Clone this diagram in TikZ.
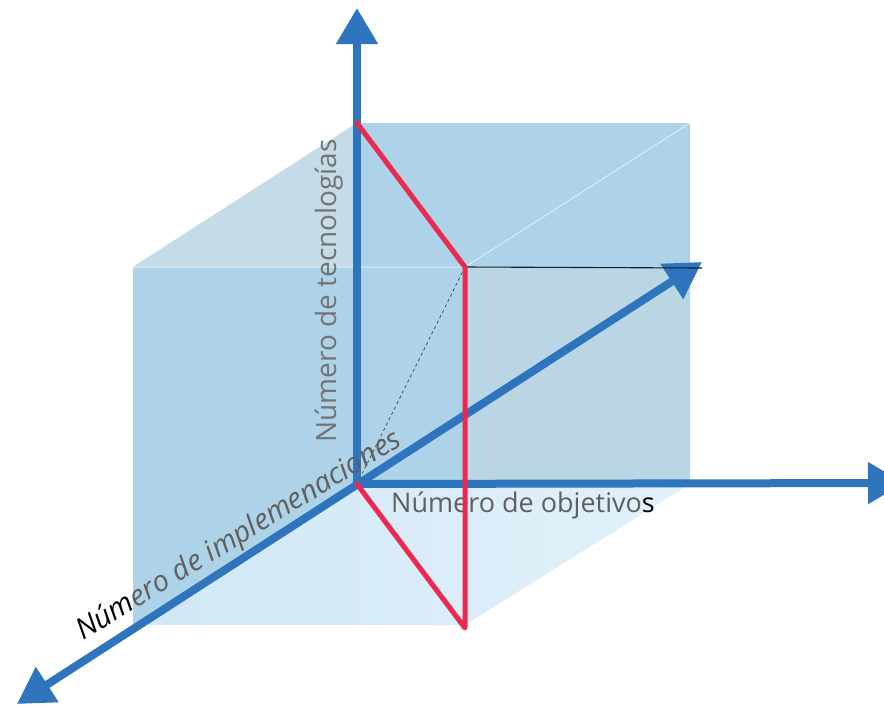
\documentclass[tikz,border=0pt]{standalone}
\usepackage{fontspec}
\setmainfont{Open Sans}
\usepackage{tikz}
\usetikzlibrary{arrows.meta, positioning}

\definecolor{axisblue}{RGB}{46,117,190}
\definecolor{cutred}{RGB}{233,41,79}
\definecolor{cubeblue}{RGB}{174,211,232}
\definecolor{cubepale}{RGB}{197,220,232}
\definecolor{cubegray}{RGB}{186,214,228}
\definecolor{floorblue}{RGB}{214,235,248}
\definecolor{labelgray}{RGB}{95,95,95}

\begin{document}
\begin{tikzpicture}[x=1pt, y=-1pt,
    axis/.style={draw=axisblue, line width=8pt, -{Triangle[length=36pt, width=40pt]}},
    biaxis/.style={draw=axisblue, line width=8pt, {Triangle[length=36pt, width=40pt]}-{Triangle[length=36pt, width=40pt]}},
    cut/.style={draw=cutred, line width=5pt, line join=round, line cap=round},
    axislabel/.style={font=\fontsize{27}{32}\selectfont, text=labelgray, inner sep=0pt}]
    \useasboundingbox (0,0) rectangle (884,705);

    \coordinate (O) at (357,484);
    \coordinate (T) at (357,123);
    \coordinate (TR) at (690,123);
    \coordinate (R) at (690,484);
    \coordinate (F) at (133,267);
    \coordinate (FR) at (465,267);
    \coordinate (FB) at (133,625);
    \coordinate (FBR) at (465,625);
    \coordinate (Cb) at (465,628);
    \coordinate (H) at (702,268);

    \fill[cubeblue] (F) -- (T) -- (TR) -- (R) -- (O) -- (FB) -- cycle;
    \fill[cubepale] (F) -- (T) -- (357,267) -- cycle;
    \fill[cubegray] (FR) -- (690,267) -- (R) -- (465,484) -- cycle;
    \shade[left color=floorblue!85!cubeblue, right color=floorblue!70!white] (O) -- (R) -- (FBR) -- (FB) -- cycle;
    \draw[white, opacity=0.6, line width=1pt] (F) -- (FR) -- (TR);

    \draw[black!70, dashed, line width=0.8pt, shorten >=12pt] (FR) -- (O);

    \coordinate (Ztip) at (357,8);
    \coordinate (Xtip) at (904,483);
    \coordinate (Ytip) at (702,262);
    \coordinate (Ybot) at (17,704);
    \draw[biaxis] (Ybot) -- (Ytip);
    \draw[axis] (O) -- (Ztip);
    \draw[axis] ([xshift=-4pt]O) -- (Xtip);
    \draw[black!70!axisblue, line width=1.1pt] (FR) -- (H);

    \node[axislabel, font=\fontsize{28}{32}\selectfont, text=black!55, rotate=90] (zlab) at (329,291) {Número de tecnologías};
    \node[axislabel, anchor=base west] (xlab) at (391,512) {Número de objetivo\textcolor{black}{s}};
    \node[axislabel, font=\fontsize{29}{34}\selectfont\itshape, rotate=31.5, anchor=base west] (ylab) at (83,641)
        {\textcolor{black}{Núm}ero de implemenaciones};

    \draw[cut] (T) -- (FR) -- (Cb) -- (O);
\end{tikzpicture}
\end{document}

━━━━━━━━━━━━━━━━

◆ REQUIRED TASK
Copy out every line of the material above exactly, skipping the pictures.

◆ FINAL RESULT
Clone this diagram in TikZ.
\documentclass[tikz,border=0pt]{standalone}
\usepackage{fontspec}
\setmainfont{Open Sans}
\usepackage{tikz}
\usetikzlibrary{arrows.meta, positioning}

\definecolor{axisblue}{RGB}{46,117,190}
\definecolor{cutred}{RGB}{233,41,79}
\definecolor{cubeblue}{RGB}{174,211,232}
\definecolor{cubepale}{RGB}{197,220,232}
\definecolor{cubegray}{RGB}{186,214,228}
\definecolor{floorblue}{RGB}{214,235,248}
\definecolor{labelgray}{RGB}{95,95,95}

\begin{document}
\begin{tikzpicture}[x=1pt, y=-1pt,
    axis/.style={draw=axisblue, line width=8pt, -{Triangle[length=36pt, width=40pt]}},
    biaxis/.style={draw=axisblue, line width=8pt, {Triangle[length=36pt, width=40pt]}-{Triangle[length=36pt, width=40pt]}},
    cut/.style={draw=cutred, line width=5pt, line join=round, line cap=round},
    axislabel/.style={font=\fontsize{27}{32}\selectfont, text=labelgray, inner sep=0pt}]
    \useasboundingbox (0,0) rectangle (884,705);

    \coordinate (O) at (357,484);
    \coordinate (T) at (357,123);
    \coordinate (TR) at (690,123);
    \coordinate (R) at (690,484);
    \coordinate (F) at (133,267);
    \coordinate (FR) at (465,267);
    \coordinate (FB) at (133,625);
    \coordinate (FBR) at (465,625);
    \coordinate (Cb) at (465,628);
    \coordinate (H) at (702,268);

    \fill[cubeblue] (F) -- (T) -- (TR) -- (R) -- (O) -- (FB) -- cycle;
    \fill[cubepale] (F) -- (T) -- (357,267) -- cycle;
    \fill[cubegray] (FR) -- (690,267) -- (R) -- (465,484) -- cycle;
    \shade[left color=floorblue!85!cubeblue, right color=floorblue!70!white] (O) -- (R) -- (FBR) -- (FB) -- cycle;
    \draw[white, opacity=0.6, line width=1pt] (F) -- (FR) -- (TR);

    \draw[black!70, dashed, line width=0.8pt, shorten >=12pt] (FR) -- (O);

    \coordinate (Ztip) at (357,8);
    \coordinate (Xtip) at (904,483);
    \coordinate (Ytip) at (702,262);
    \coordinate (Ybot) at (17,704);
    \draw[biaxis] (Ybot) -- (Ytip);
    \draw[axis] (O) -- (Ztip);
    \draw[axis] ([xshift=-4pt]O) -- (Xtip);
    \draw[black!70!axisblue, line width=1.1pt] (FR) -- (H);

    \node[axislabel, font=\fontsize{28}{32}\selectfont, text=black!55, rotate=90] (zlab) at (329,291) {Número de tecnologías};
    \node[axislabel, anchor=base west] (xlab) at (391,512) {Número de objetivo\textcolor{black}{s}};
    \node[axislabel, font=\fontsize{29}{34}\selectfont\itshape, rotate=31.5, anchor=base west] (ylab) at (83,641)
        {\textcolor{black}{Núm}ero de implemenaciones};

    \draw[cut] (T) -- (FR) -- (Cb) -- (O);
\end{tikzpicture}
\end{document}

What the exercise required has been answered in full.